[Collection entries]
● ● ● ●
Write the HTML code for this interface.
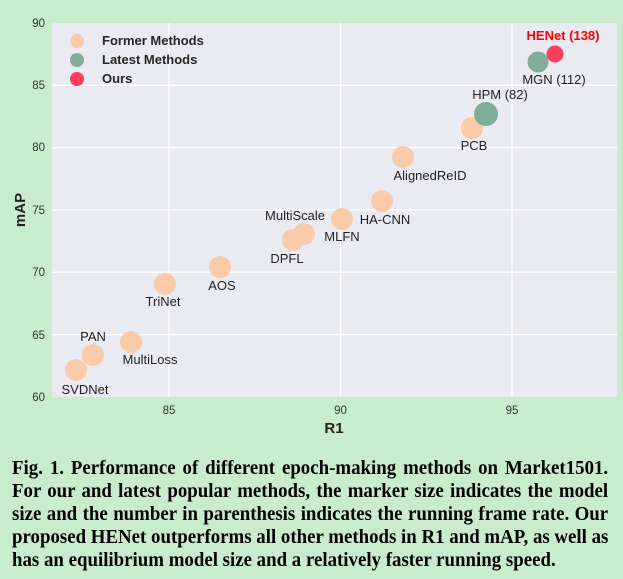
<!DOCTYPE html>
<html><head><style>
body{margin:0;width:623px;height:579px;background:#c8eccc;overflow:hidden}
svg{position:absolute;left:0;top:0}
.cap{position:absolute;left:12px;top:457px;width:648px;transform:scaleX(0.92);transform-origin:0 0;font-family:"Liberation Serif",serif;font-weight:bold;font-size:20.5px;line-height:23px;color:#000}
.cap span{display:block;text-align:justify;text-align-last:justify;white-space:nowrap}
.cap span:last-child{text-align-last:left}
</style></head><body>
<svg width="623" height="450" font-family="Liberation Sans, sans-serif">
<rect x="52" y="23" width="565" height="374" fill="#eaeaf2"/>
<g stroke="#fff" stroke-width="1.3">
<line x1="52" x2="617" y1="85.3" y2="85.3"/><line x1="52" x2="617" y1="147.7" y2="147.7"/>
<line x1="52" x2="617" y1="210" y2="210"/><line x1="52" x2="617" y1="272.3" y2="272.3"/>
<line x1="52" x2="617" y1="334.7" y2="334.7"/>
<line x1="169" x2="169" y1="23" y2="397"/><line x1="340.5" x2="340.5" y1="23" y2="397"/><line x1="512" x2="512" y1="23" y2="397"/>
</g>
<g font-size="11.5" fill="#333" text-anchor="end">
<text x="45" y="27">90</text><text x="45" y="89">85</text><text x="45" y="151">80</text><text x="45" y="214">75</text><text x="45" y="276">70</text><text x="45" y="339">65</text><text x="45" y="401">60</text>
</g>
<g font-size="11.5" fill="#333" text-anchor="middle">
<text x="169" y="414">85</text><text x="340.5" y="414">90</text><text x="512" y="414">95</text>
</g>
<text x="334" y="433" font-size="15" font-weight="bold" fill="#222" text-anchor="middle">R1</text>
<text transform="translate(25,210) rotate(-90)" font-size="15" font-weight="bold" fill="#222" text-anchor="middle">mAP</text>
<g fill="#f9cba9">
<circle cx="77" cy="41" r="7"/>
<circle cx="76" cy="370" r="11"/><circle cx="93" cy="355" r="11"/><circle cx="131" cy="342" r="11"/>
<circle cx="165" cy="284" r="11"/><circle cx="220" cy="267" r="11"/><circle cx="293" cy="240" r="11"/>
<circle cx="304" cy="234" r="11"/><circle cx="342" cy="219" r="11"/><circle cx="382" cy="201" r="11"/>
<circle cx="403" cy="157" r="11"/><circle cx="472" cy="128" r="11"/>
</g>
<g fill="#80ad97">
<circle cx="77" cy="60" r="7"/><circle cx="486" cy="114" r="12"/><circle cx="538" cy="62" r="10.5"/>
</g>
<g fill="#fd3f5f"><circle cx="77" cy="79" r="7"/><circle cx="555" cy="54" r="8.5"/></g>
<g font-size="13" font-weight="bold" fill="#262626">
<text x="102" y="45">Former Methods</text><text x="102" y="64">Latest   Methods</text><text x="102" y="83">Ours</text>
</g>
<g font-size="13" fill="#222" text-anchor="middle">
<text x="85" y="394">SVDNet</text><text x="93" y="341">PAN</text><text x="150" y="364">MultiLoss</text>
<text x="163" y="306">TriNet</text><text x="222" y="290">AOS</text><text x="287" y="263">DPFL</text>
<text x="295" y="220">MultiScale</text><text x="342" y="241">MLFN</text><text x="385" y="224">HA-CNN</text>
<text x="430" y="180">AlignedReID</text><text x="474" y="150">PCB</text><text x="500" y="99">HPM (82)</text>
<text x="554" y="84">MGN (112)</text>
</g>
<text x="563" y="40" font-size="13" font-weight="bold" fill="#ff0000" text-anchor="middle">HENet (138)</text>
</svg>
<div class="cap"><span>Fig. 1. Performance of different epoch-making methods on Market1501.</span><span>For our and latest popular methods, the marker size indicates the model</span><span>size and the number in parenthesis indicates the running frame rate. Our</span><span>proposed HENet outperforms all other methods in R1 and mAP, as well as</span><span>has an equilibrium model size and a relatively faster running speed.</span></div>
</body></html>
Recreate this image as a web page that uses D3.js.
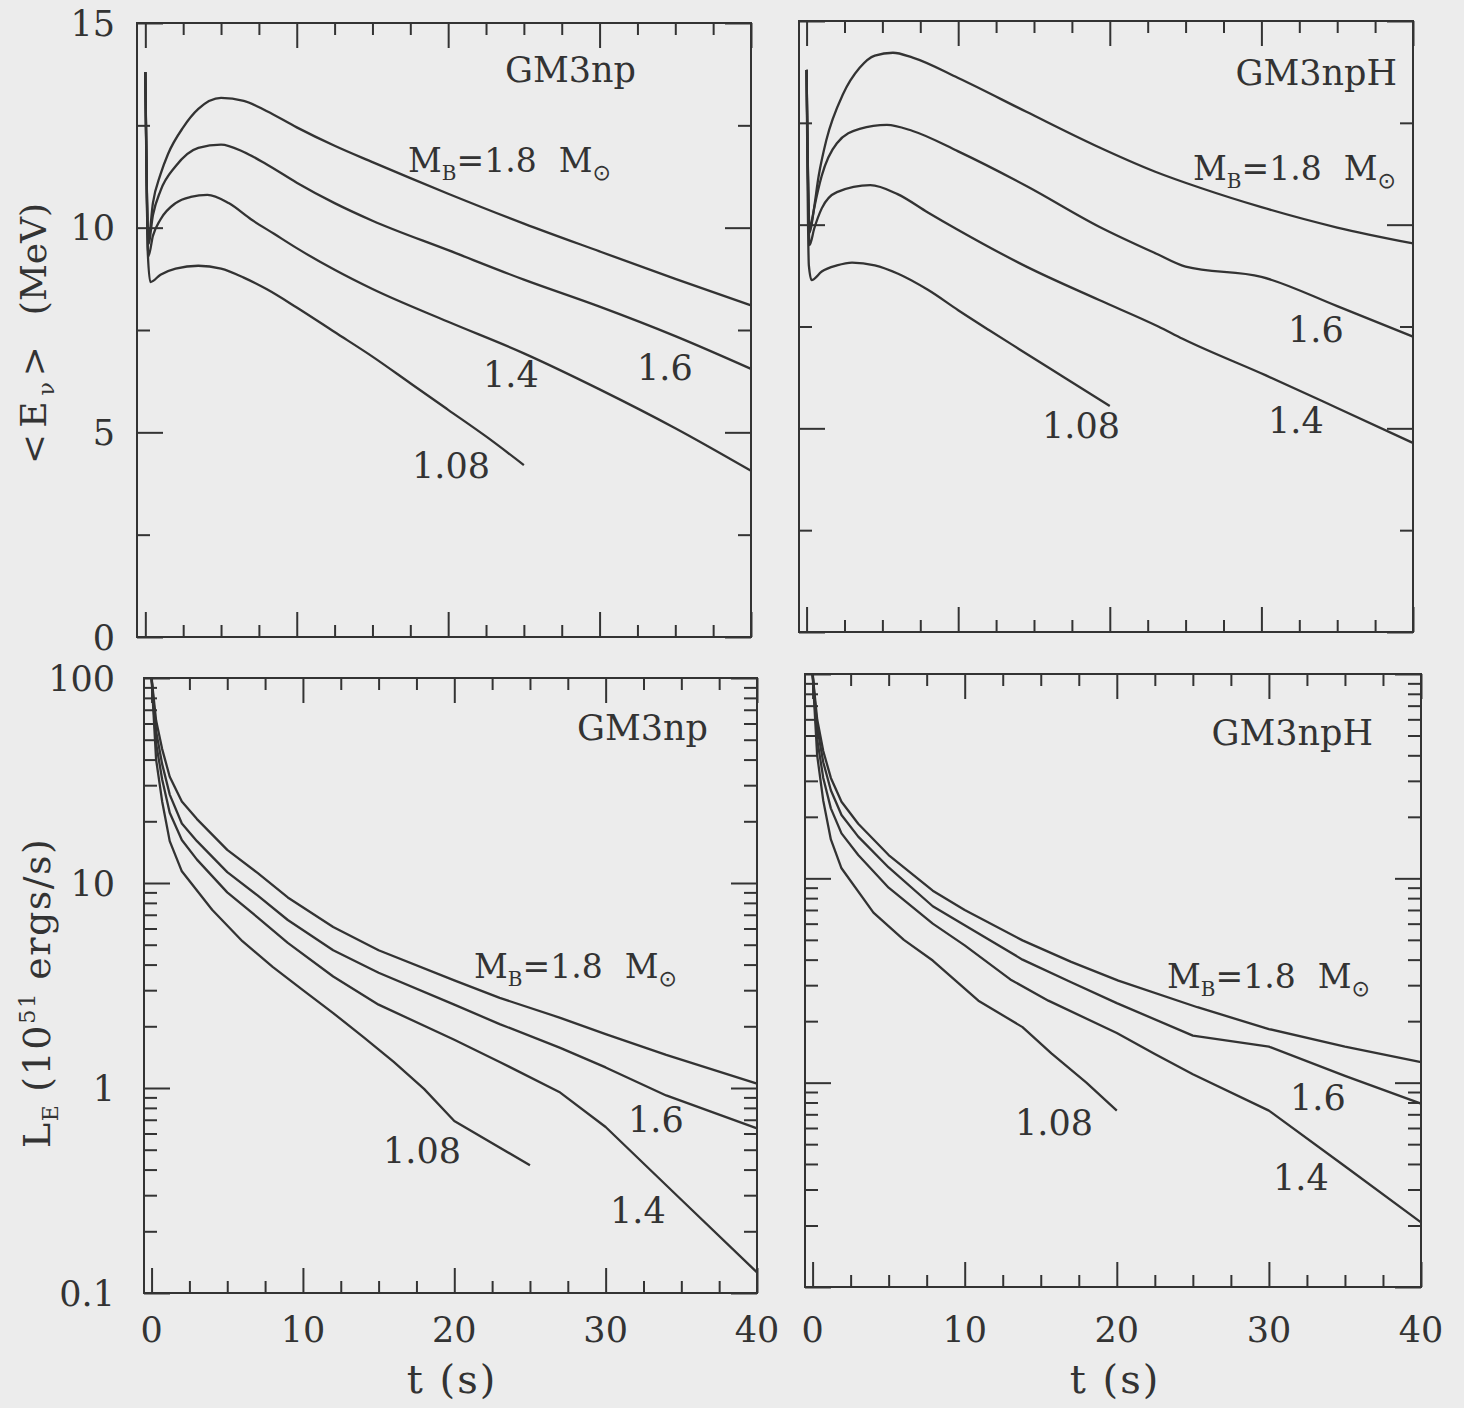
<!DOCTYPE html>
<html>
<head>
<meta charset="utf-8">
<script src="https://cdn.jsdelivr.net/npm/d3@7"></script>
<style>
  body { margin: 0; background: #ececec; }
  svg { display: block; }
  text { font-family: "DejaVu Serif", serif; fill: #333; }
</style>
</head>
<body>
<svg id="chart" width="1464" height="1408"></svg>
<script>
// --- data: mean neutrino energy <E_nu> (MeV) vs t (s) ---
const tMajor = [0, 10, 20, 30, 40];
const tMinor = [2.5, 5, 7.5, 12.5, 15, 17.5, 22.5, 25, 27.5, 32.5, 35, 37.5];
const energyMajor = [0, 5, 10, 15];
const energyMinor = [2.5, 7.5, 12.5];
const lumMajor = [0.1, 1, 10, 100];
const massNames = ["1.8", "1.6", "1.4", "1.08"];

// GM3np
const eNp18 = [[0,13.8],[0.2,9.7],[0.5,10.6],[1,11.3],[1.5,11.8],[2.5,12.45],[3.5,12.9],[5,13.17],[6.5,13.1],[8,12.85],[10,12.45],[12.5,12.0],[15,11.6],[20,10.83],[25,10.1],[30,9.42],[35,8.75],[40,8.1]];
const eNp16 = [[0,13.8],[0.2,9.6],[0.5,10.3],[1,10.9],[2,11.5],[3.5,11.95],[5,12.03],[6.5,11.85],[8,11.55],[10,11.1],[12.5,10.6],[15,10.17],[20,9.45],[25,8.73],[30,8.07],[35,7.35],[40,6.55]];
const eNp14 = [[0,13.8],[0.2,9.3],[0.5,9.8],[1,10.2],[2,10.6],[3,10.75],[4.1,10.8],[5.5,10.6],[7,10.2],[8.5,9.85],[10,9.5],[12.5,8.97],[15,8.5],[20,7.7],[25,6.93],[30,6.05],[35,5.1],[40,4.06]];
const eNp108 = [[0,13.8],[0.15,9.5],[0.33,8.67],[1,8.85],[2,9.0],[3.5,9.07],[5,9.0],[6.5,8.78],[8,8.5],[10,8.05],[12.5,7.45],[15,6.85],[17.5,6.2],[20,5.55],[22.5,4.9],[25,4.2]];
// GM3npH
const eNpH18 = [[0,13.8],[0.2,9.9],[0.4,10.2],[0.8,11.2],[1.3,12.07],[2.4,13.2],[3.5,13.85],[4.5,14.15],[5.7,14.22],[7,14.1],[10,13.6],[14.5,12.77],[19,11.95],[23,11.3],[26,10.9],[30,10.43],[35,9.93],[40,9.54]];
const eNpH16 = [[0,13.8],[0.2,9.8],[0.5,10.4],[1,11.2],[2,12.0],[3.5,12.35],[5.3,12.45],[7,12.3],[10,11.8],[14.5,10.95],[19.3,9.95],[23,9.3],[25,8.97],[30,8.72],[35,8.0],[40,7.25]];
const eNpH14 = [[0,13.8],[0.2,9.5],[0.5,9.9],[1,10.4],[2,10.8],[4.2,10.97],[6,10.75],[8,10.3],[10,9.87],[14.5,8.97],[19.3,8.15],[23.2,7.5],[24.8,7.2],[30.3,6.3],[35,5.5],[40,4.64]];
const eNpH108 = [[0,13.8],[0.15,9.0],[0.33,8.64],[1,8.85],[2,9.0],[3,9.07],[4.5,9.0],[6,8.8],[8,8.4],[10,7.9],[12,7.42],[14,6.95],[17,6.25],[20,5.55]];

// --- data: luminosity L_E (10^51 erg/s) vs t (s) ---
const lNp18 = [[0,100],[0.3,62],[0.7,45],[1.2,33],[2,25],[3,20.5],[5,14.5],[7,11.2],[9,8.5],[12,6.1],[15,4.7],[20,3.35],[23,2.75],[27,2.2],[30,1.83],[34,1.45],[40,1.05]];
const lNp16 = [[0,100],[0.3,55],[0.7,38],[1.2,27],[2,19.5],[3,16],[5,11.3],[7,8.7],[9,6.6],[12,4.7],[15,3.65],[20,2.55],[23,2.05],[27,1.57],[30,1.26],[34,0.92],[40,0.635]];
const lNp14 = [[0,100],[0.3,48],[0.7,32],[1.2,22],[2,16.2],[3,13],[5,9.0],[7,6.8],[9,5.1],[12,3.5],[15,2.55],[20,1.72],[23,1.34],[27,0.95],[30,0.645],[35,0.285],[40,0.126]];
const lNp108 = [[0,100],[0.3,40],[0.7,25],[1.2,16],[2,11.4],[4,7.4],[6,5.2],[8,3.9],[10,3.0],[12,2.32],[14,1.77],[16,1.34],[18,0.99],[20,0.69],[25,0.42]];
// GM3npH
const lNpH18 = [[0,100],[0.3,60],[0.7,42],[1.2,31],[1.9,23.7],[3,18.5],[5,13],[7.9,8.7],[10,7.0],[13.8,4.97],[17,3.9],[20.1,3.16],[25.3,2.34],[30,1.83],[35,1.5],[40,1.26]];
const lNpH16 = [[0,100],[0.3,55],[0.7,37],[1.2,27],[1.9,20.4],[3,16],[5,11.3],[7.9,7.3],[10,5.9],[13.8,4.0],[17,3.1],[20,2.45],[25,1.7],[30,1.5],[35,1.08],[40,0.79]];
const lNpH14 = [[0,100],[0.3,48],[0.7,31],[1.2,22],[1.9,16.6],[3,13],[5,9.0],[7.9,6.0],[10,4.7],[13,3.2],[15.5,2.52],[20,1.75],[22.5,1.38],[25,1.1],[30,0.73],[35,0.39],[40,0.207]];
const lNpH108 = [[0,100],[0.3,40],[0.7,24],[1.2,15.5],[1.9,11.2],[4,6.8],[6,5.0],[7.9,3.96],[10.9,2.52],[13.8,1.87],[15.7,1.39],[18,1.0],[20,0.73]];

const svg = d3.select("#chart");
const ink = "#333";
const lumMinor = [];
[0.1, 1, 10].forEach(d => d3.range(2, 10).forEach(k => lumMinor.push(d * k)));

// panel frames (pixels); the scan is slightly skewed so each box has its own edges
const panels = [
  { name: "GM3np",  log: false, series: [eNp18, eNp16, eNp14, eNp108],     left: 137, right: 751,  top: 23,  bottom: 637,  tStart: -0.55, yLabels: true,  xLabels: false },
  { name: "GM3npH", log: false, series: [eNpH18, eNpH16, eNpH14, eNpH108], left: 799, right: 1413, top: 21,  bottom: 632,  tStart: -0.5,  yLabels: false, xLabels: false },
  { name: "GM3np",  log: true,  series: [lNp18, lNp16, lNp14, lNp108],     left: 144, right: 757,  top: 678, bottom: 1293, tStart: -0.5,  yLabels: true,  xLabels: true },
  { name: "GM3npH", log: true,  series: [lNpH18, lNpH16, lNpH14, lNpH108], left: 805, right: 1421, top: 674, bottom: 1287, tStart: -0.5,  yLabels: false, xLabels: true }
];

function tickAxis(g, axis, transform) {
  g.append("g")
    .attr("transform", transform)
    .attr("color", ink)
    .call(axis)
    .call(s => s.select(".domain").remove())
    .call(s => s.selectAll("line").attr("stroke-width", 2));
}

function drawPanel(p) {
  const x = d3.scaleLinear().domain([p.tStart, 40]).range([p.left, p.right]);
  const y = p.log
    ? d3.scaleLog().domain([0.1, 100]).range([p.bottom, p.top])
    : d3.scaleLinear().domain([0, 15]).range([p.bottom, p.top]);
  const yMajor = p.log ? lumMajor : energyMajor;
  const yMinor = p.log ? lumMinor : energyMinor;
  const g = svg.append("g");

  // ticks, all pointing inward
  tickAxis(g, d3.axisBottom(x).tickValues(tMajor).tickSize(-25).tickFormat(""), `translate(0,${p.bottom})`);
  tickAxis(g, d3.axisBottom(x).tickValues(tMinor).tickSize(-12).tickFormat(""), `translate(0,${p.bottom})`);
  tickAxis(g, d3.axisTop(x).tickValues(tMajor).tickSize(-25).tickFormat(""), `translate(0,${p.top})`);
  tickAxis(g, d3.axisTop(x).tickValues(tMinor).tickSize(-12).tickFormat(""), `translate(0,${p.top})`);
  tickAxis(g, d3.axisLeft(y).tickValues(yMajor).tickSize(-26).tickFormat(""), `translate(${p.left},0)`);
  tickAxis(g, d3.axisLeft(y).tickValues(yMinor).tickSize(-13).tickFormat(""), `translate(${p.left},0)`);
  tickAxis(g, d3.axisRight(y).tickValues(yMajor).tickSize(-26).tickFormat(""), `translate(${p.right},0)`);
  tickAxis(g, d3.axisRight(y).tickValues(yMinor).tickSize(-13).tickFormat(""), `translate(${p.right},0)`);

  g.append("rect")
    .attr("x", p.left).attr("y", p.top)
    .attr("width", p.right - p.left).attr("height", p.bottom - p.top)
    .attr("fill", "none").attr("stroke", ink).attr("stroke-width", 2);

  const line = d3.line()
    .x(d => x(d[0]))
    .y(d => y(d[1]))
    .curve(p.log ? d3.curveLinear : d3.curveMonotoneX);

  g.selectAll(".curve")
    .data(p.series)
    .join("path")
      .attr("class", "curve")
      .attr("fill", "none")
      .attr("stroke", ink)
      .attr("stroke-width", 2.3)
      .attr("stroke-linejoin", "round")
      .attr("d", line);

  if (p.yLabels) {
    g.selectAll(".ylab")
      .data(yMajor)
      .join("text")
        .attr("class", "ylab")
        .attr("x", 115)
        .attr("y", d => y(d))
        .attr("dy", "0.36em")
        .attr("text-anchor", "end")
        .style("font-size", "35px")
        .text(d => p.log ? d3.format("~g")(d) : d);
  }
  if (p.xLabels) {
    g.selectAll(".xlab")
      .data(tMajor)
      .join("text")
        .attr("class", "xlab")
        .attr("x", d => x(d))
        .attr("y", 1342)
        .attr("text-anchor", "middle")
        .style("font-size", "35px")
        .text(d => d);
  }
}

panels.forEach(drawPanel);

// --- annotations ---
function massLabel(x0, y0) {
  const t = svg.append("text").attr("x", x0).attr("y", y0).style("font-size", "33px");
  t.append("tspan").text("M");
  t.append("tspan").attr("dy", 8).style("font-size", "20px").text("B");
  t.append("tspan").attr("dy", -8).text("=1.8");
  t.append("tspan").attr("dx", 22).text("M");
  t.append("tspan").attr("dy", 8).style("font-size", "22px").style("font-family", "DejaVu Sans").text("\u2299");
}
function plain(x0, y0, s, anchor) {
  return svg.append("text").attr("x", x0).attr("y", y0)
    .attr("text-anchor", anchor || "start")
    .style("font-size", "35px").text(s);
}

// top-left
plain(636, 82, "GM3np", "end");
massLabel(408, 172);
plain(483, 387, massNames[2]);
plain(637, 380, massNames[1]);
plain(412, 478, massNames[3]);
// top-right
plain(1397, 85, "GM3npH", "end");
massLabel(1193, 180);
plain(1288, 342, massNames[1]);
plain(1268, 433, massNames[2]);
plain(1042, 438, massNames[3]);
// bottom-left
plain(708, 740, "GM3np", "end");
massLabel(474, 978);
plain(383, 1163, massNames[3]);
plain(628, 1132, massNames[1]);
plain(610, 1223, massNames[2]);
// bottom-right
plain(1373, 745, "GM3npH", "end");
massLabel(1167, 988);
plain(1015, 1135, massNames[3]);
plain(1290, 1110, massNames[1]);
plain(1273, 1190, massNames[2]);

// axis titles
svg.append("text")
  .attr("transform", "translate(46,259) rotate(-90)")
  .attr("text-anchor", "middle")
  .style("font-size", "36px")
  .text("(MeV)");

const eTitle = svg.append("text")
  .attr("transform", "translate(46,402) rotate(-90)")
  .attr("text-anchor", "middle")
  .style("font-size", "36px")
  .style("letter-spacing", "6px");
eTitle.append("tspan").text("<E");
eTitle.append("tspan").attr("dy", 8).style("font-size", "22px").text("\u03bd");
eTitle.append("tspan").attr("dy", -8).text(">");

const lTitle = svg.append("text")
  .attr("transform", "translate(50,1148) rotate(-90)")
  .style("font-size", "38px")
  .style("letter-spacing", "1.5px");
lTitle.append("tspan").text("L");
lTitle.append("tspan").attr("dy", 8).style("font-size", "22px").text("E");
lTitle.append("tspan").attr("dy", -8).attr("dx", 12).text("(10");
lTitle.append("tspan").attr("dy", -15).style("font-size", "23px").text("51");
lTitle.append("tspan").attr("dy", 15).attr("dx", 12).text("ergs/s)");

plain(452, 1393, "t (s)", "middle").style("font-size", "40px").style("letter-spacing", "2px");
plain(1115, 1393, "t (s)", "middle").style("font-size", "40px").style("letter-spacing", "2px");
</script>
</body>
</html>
● ● ● ●
Only the number is wanted: how many lines of the material above include the word "this"?

2